MATERIAL PROVIDED:
+===+

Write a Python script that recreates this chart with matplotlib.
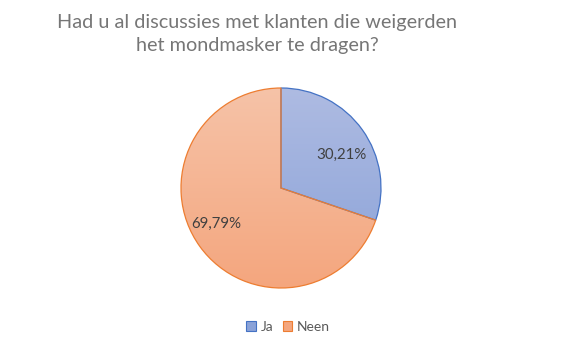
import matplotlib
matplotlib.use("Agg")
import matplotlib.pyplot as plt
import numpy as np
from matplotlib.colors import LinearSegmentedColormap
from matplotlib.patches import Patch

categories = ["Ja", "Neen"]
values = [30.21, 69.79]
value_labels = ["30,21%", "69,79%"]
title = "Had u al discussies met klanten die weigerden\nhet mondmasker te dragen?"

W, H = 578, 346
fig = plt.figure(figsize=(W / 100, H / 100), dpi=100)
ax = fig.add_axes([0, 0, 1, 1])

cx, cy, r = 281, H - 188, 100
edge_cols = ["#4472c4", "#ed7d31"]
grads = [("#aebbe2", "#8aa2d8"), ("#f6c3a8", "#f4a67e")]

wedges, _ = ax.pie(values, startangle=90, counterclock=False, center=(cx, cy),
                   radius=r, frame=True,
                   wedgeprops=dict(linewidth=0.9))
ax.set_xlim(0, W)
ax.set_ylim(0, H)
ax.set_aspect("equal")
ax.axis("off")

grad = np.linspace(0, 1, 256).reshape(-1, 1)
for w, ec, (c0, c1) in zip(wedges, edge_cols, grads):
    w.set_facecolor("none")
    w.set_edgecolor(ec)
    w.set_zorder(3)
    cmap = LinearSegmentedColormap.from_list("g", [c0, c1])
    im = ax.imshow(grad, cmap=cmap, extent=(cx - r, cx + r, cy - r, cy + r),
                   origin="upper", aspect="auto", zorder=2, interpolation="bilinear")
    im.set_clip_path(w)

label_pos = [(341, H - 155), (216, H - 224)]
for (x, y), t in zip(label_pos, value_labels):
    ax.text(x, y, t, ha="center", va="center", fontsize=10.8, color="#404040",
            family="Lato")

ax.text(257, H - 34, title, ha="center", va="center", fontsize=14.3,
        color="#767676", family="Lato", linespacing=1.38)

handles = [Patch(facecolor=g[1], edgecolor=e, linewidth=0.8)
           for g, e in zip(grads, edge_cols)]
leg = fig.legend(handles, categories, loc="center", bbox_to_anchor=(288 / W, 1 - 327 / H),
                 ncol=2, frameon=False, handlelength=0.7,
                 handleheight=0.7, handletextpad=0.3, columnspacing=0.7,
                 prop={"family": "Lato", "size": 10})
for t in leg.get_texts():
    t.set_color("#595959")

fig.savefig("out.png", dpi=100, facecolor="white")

+===+

Restate the whole listing above exactly, except for its images.

Write a Python script that recreates this chart with matplotlib.
import matplotlib
matplotlib.use("Agg")
import matplotlib.pyplot as plt
import numpy as np
from matplotlib.colors import LinearSegmentedColormap
from matplotlib.patches import Patch

categories = ["Ja", "Neen"]
values = [30.21, 69.79]
value_labels = ["30,21%", "69,79%"]
title = "Had u al discussies met klanten die weigerden\nhet mondmasker te dragen?"

W, H = 578, 346
fig = plt.figure(figsize=(W / 100, H / 100), dpi=100)
ax = fig.add_axes([0, 0, 1, 1])

cx, cy, r = 281, H - 188, 100
edge_cols = ["#4472c4", "#ed7d31"]
grads = [("#aebbe2", "#8aa2d8"), ("#f6c3a8", "#f4a67e")]

wedges, _ = ax.pie(values, startangle=90, counterclock=False, center=(cx, cy),
                   radius=r, frame=True,
                   wedgeprops=dict(linewidth=0.9))
ax.set_xlim(0, W)
ax.set_ylim(0, H)
ax.set_aspect("equal")
ax.axis("off")

grad = np.linspace(0, 1, 256).reshape(-1, 1)
for w, ec, (c0, c1) in zip(wedges, edge_cols, grads):
    w.set_facecolor("none")
    w.set_edgecolor(ec)
    w.set_zorder(3)
    cmap = LinearSegmentedColormap.from_list("g", [c0, c1])
    im = ax.imshow(grad, cmap=cmap, extent=(cx - r, cx + r, cy - r, cy + r),
                   origin="upper", aspect="auto", zorder=2, interpolation="bilinear")
    im.set_clip_path(w)

label_pos = [(341, H - 155), (216, H - 224)]
for (x, y), t in zip(label_pos, value_labels):
    ax.text(x, y, t, ha="center", va="center", fontsize=10.8, color="#404040",
            family="Lato")

ax.text(257, H - 34, title, ha="center", va="center", fontsize=14.3,
        color="#767676", family="Lato", linespacing=1.38)

handles = [Patch(facecolor=g[1], edgecolor=e, linewidth=0.8)
           for g, e in zip(grads, edge_cols)]
leg = fig.legend(handles, categories, loc="center", bbox_to_anchor=(288 / W, 1 - 327 / H),
                 ncol=2, frameon=False, handlelength=0.7,
                 handleheight=0.7, handletextpad=0.3, columnspacing=0.7,
                 prop={"family": "Lato", "size": 10})
for t in leg.get_texts():
    t.set_color("#595959")

fig.savefig("out.png", dpi=100, facecolor="white")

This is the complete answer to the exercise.